• [THE REQUEST]:
The lines to extract run from the first line of the material below to the line containing "BLUE = '#4A70B2'", both included; leave the pictures behind.

** Start INFORMATION SUPPLIED **

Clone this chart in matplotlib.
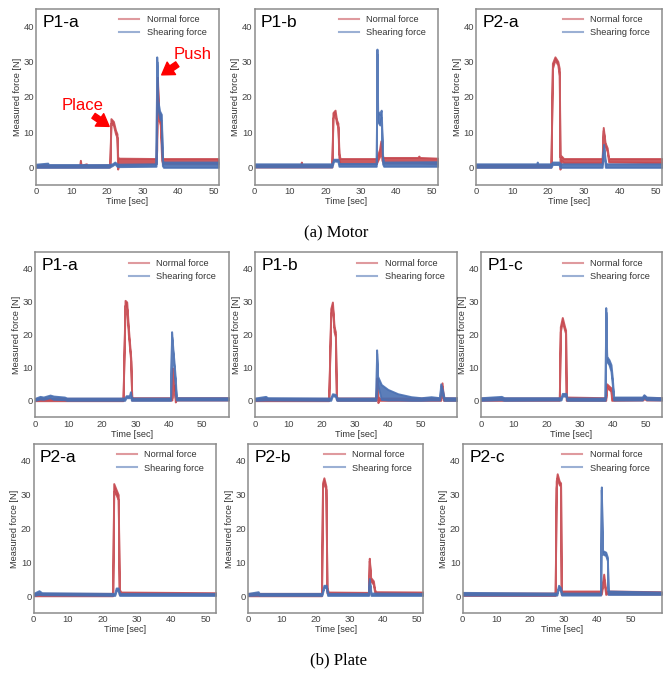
import matplotlib
matplotlib.use("Agg")
import matplotlib.pyplot as plt
from matplotlib.lines import Line2D

plt.rcParams['font.family'] = ['Liberation Sans', 'DejaVu Sans']

RED = '#C6484F'
BLUE = '#4A70B2'

# each series: (time [sec], lower edge, upper edge)
motor_p1a_normal = [(0, 0.1, 0.6), (12.3, 0.1, 0.6), (12.5, 0.1, 2.0), (12.7, 0.1, 0.6), (14.2, 0.1, 1.0),
                    (14.4, 0.1, 0.6), (20.8, 0.1, 0.7), (21.1, 12.5, 13.8), (21.8, 12.0, 13.0), (22.4, 9.5, 10.5),
                    (22.8, 8.5, 9.5), (23.0, -0.5, 3.0), (23.3, 0.8, 2.6), (33.8, 1.0, 2.5), (34.0, 5, 10),
                    (34.2, 24, 25.5), (34.5, 14, 16), (35.0, 12, 15), (35.4, 2, 5), (35.7, 1.0, 2.5), (51.3, 1.0, 2.5)]
motor_p1a_shear = [(0, 0.0, 0.9), (3.3, 0.0, 1.2), (3.5, 0, 0.8), (20.5, 0.0, 0.8), (21.5, 0.5, 1.0), (22.2, 1.0, 1.5),
                   (22.8, 0.3, 1.0), (23.2, 0.2, 0.9), (33.8, 0.3, 1.0), (34.0, 30, 31.3), (34.3, 17, 19),
                   (34.8, 14, 16), (35.3, 13, 15), (35.6, 0.5, 2), (35.9, 0.0, 1.5), (51.3, 0.0, 1.5)]

motor_p1b_normal = [(0, 0.1, 0.7), (13.0, 0.1, 0.7), (13.2, 0.1, 1.5), (13.4, 0.1, 0.7), (21.8, 0.1, 0.7),
                    (22.1, 14, 15.5), (22.7, 15, 16.2), (23.1, 12.5, 13.5), (23.5, 11.5, 12.5), (23.8, 2, 4),
                    (24.1, 1, 2.5), (34.3, 1, 2.5), (35.2, 3, 5), (35.6, 6, 7.5), (35.9, 2, 3.5), (36.3, 1.2, 2.8),
                    (46, 1.2, 2.8), (46.3, 1.2, 3.2), (46.6, 1.2, 2.8), (51.7, 1.0, 2.6)]
motor_p1b_shear = [(0, 0.1, 1.0), (21.8, 0.1, 1.0), (22.3, 1.8, 2.3), (23.5, 1.7, 2.3), (23.8, 0.3, 1.1),
                   (34.3, 0.3, 1.1), (34.5, 32, 33.5), (34.7, 13, 16), (35.3, 12, 15), (35.7, 14, 16.2),
                   (36.1, 1, 3), (36.4, 0.3, 1.5), (51.7, 0.3, 1.6)]

motor_p2a_normal = [(0, 0.1, 0.7), (20.8, 0.1, 0.7), (21.2, 28, 29.5), (21.9, 30.5, 31.3), (22.7, 29, 30),
                    (23.1, 26, 28), (23.3, -0.5, 3), (23.7, 2, 3.2), (24.3, 1.3, 2.5), (35.0, 1.3, 2.5),
                    (35.3, 10.5, 11.3), (35.8, 6, 7), (36.4, 4.5, 5.5), (36.8, 1.5, 2.5), (52, 1.3, 2.5)]
motor_p2a_shear = [(0, 0.0, 1.0), (16.8, 0, 1), (17, 0, 1.5), (17.2, 0, 1), (20.8, 0, 1), (21.2, 0.8, 1.5),
                   (23.0, 0.8, 1.5), (23.3, 0, 1), (35.0, 0, 1), (35.4, 5.5, 6.5), (35.9, 0, 1.5), (36.2, 0, 1),
                   (52, 0, 1)]

plate_p1a_normal = [(0, 0.1, 0.8), (26.3, 0.1, 0.8), (26.9, 29, 30.5), (27.4, 28, 30), (27.9, 20, 22),
                    (28.6, 12, 13), (28.9, 0.3, 1), (40.9, 0.3, 1), (41.1, 9, 10), (41.4, 3, 5), (41.7, 3, 5),
                    (41.9, -0.3, 1), (42.2, 0.3, 1), (57.8, 0.3, 1)]
plate_p1a_shear = [(0, 0.2, 0.8), (1.5, 0.6, 1.4), (2.5, 0.5, 1.2), (4.5, 1.0, 1.8), (5.5, 0.5, 1.5),
                   (8.8, 0.4, 1.2), (9.5, 0.2, 0.9), (26.8, 0.2, 0.9), (27.2, 1, 1.6), (28.2, 1, 1.6),
                   (28.5, 2, 2.8), (28.8, 0.2, 0.9), (40.5, 0.2, 0.9), (40.8, 19.5, 21), (41.2, 14, 15.5),
                   (41.5, 10, 12), (41.9, 5, 7), (42.2, 0.3, 1), (57.8, 0.3, 1)]

plate_p1b_normal = [(0, 0.1, 0.8), (22.2, 0.1, 0.8), (22.8, 26, 28), (23.3, 28.5, 30), (23.8, 21, 22.5),
                    (24.2, 19.5, 21), (24.5, 0.5, 1.5), (24.8, 0.2, 0.9), (36.4, 0.2, 0.9), (36.7, 5, 7),
                    (37.0, -0.5, 1.5), (37.3, 0.2, 0.9), (55.9, 0.2, 0.9), (56.3, 4.5, 5.5), (56.7, 0.2, 1),
                    (61, 0.2, 0.9)]
plate_p1b_shear = [(0, 0.2, 0.9), (3.2, 0.3, 1.4), (3.8, 0.3, 1.0), (22.8, 0.2, 0.9), (23.3, 1.6, 2.2),
                   (24.2, 1.4, 2.0), (24.6, 0.2, 0.9), (36.4, 0.2, 0.9), (36.6, 14.5, 15.5), (36.9, 5, 7.5),
                   (38, 0.5, 5.0), (40, 0.3, 3.5), (43, 0.3, 2.2), (47, 0.2, 1.3), (50, 0.2, 1.0), (53, 0.3, 1.3),
                   (55.6, 0.3, 1.0), (55.9, 4.5, 5.2), (56.5, 1.5, 3), (56.9, 0.2, 1), (61, 0.2, 1)]

plate_p1c_normal = [(0, 0.2, 0.9), (23.8, 0.2, 0.9), (24.1, 21, 22.5), (24.7, 24, 25.3), (25.4, 21.5, 22.5),
                    (25.7, 20.5, 21.5), (25.9, 0.2, 1.2), (37.9, 0.2, 1), (38.2, 4, 5.2), (38.9, 3.5, 4.5),
                    (39.5, 3, 4), (39.7, 0.2, 1), (49.2, 0.3, 1), (49.6, 0.8, 1.6), (50.2, 0.3, 1), (55, 0.3, 1)]
plate_p1c_shear = [(0, 0.2, 1.0), (6.2, 0.4, 1.4), (7, 0.2, 1), (24.3, 0.3, 1), (24.7, 1.5, 2.3),
                   (25.8, 1.5, 2.3), (26.1, 0.2, 0.9), (37.7, 0.2, 0.9), (37.9, 27, 28.3), (38.2, 12, 13.5),
                   (38.9, 11, 12.5), (39.5, 9, 11), (39.9, 5, 7), (40.3, 0.3, 1.2), (49, 0.3, 1.2),
                   (49.5, 1.2, 1.9), (50.3, 0.4, 1.2), (55, 0.3, 1)]

plate_p2a_normal = [(0, 0.1, 0.8), (23.0, 0.1, 0.8), (23.3, 31, 33.3), (24.0, 30, 31.5), (24.6, 28.5, 30),
                    (24.9, 0.5, 2), (25.4, 0.6, 1.2), (53, 0.4, 1.0)]
plate_p2a_shear = [(0, 0.2, 0.8), (1.6, 0.5, 1.6), (2.4, 0.4, 1.0), (23.6, 0.2, 0.8), (24.0, 1.6, 2.4),
                   (24.6, 1.6, 2.4), (25.0, 0.2, 0.8), (53, 0.2, 0.8)]

plate_p2b_normal = [(0, 0.1, 0.8), (21.7, 0.1, 0.8), (22.0, 32, 33.5), (22.4, 33.8, 35), (23.0, 31.5, 32.5),
                    (23.3, 1, 2.5), (23.7, 0.6, 1.2), (35.6, 0.5, 1.1), (35.8, 10.5, 11.2), (36.2, 4.5, 5.5),
                    (37, 3.5, 4.5), (37.4, 1, 1.8), (37.8, 0.6, 1.3), (52, 0.5, 1.2)]
plate_p2b_shear = [(0, 0.2, 0.8), (3.0, 0.3, 1.3), (3.3, 0.2, 0.8), (21.8, 0.2, 0.8), (22.4, 2.5, 3.2),
                   (23.1, 2.5, 3.2), (23.5, 0.2, 0.8), (35.6, 0.2, 0.8), (35.8, 4.5, 5.2), (36.3, 0.2, 0.9),
                   (52, 0.2, 0.8)]

plate_p2c_normal = [(0, 0.2, 0.9), (27.5, 0.2, 0.9), (27.8, 32, 34), (28.1, 35, 36.2), (28.7, 33, 34),
                    (29.1, 32.5, 33.5), (29.3, 0.5, 1.5), (29.7, 0.6, 1.5), (41.2, 0.6, 1.5), (41.9, 5, 6.5),
                    (42.5, 0.5, 1.5), (42.8, 0.7, 1.5), (59, 0.6, 1.3)]
plate_p2c_shear = [(0, 0.3, 1.1), (28.0, 0.3, 0.9), (28.5, 2.5, 3.2), (29.1, 1.5, 2.5), (29.4, 0.3, 0.9),
                   (41.0, 0.3, 0.9), (41.2, 31.5, 32.3), (41.5, 12.5, 13.5), (42.5, 12, 13), (43.0, 10.5, 11.5),
                   (43.2, 0.5, 1.5), (59, 0.5, 1.2)]

panel_names = ['P1-a', 'P1-b', 'P2-a', 'P1-a', 'P1-b', 'P1-c', 'P2-a', 'P2-b', 'P2-c']
x_limits = [51.4, 51.7, 51.6, 57.8, 60.8, 55.0, 53.0, 51.8, 59.2]
normal_series = [motor_p1a_normal, motor_p1b_normal, motor_p2a_normal,
                 plate_p1a_normal, plate_p1b_normal, plate_p1c_normal,
                 plate_p2a_normal, plate_p2b_normal, plate_p2c_normal]
shear_series = [motor_p1a_shear, motor_p1b_shear, motor_p2a_shear,
                plate_p1a_shear, plate_p1b_shear, plate_p1c_shear,
                plate_p2a_shear, plate_p2b_shear, plate_p2c_shear]

W, H = 671, 675
# axes boxes in pixels: left, right, top, bottom
boxes = [(36, 218.5, 8.5, 185), (254.5, 438, 8.5, 185), (476, 662, 8.5, 185),
         (35, 228.5, 252.5, 417.5), (255, 457, 252.5, 417.5), (481, 662, 252.5, 417.5),
         (33.5, 216, 444, 613), (248, 423.5, 444, 613), (462.5, 662, 444, 613)]

fig = plt.figure(figsize=(W / 100, H / 100), dpi=100)


def draw_series(ax, pts, color):
    t = [p[0] for p in pts]
    lo = [p[1] for p in pts]
    hi = [p[2] for p in pts]
    ax.fill_between(t, lo, hi, color=color, alpha=0.9, lw=1.4, edgecolor=color)


axes = []
for i, (l, r, t, b) in enumerate(boxes):
    ax = fig.add_axes([l / W, 1 - b / H, (r - l) / W, (b - t) / H])
    draw_series(ax, normal_series[i], RED)
    draw_series(ax, shear_series[i], BLUE)
    ax.set_xlim(0, x_limits[i])
    ax.set_ylim(-5, 45)
    ax.set_yticks([0, 10, 20, 30, 40])
    ax.set_xticks([0, 10, 20, 30, 40, 50])
    ax.tick_params(length=0, labelsize=6.8, labelcolor='#444444', pad=1.5)
    for s in ax.spines.values():
        s.set_color('#8c8c8c')
        s.set_linewidth(1.1)
    ax.set_xlabel('Time [sec]', fontsize=6.6, color='#333333', labelpad=1)
    ax.set_ylabel('Measured force [N]', fontsize=6.6, color='#333333', labelpad=1)
    ax.text(0.035, 0.965, panel_names[i], transform=ax.transAxes, fontsize=12.5,
            va='top', ha='left', color='black')
    handles = [Line2D([], [], color=RED, lw=1.5, alpha=0.55),
               Line2D([], [], color=BLUE, lw=1.5, alpha=0.55)]
    ax.legend(handles, ['Normal force', 'Shearing force'], loc='upper right',
              bbox_to_anchor=(0.97, 1.0), frameon=False, fontsize=6.6,
              handlelength=2.2, labelspacing=0.45, borderaxespad=0.3, labelcolor='#333333')
    axes.append(ax)

ax = axes[0]
arrow = dict(arrowstyle='simple,head_width=0.9,head_length=0.7,tail_width=0.35',
             color='red', mutation_scale=12, shrinkA=0, shrinkB=0)
ax.text(13, 17.5, 'Place', color='red', fontsize=12, ha='center', va='center')
ax.annotate('', xy=(20.6, 11.6), xytext=(16.2, 14.6), arrowprops=arrow)
ax.text(44, 32, 'Push', color='red', fontsize=12, ha='center', va='center')
ax.annotate('', xy=(35.4, 26.2), xytext=(39.8, 29.2), arrowprops=arrow)

fig.text(336 / W, 1 - 233 / H, '(a) Motor', family='Liberation Serif', fontsize=12,
         ha='center', va='center')
fig.text(338 / W, 1 - 660 / H, '(b) Plate', family='Liberation Serif', fontsize=12,
         ha='center', va='center')

fig.savefig('out.png', dpi=100)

** End INFORMATION SUPPLIED **

• [WRITTEN ANSWER]:
Clone this chart in matplotlib.
import matplotlib
matplotlib.use("Agg")
import matplotlib.pyplot as plt
from matplotlib.lines import Line2D

plt.rcParams['font.family'] = ['Liberation Sans', 'DejaVu Sans']

RED = '#C6484F'
BLUE = '#4A70B2'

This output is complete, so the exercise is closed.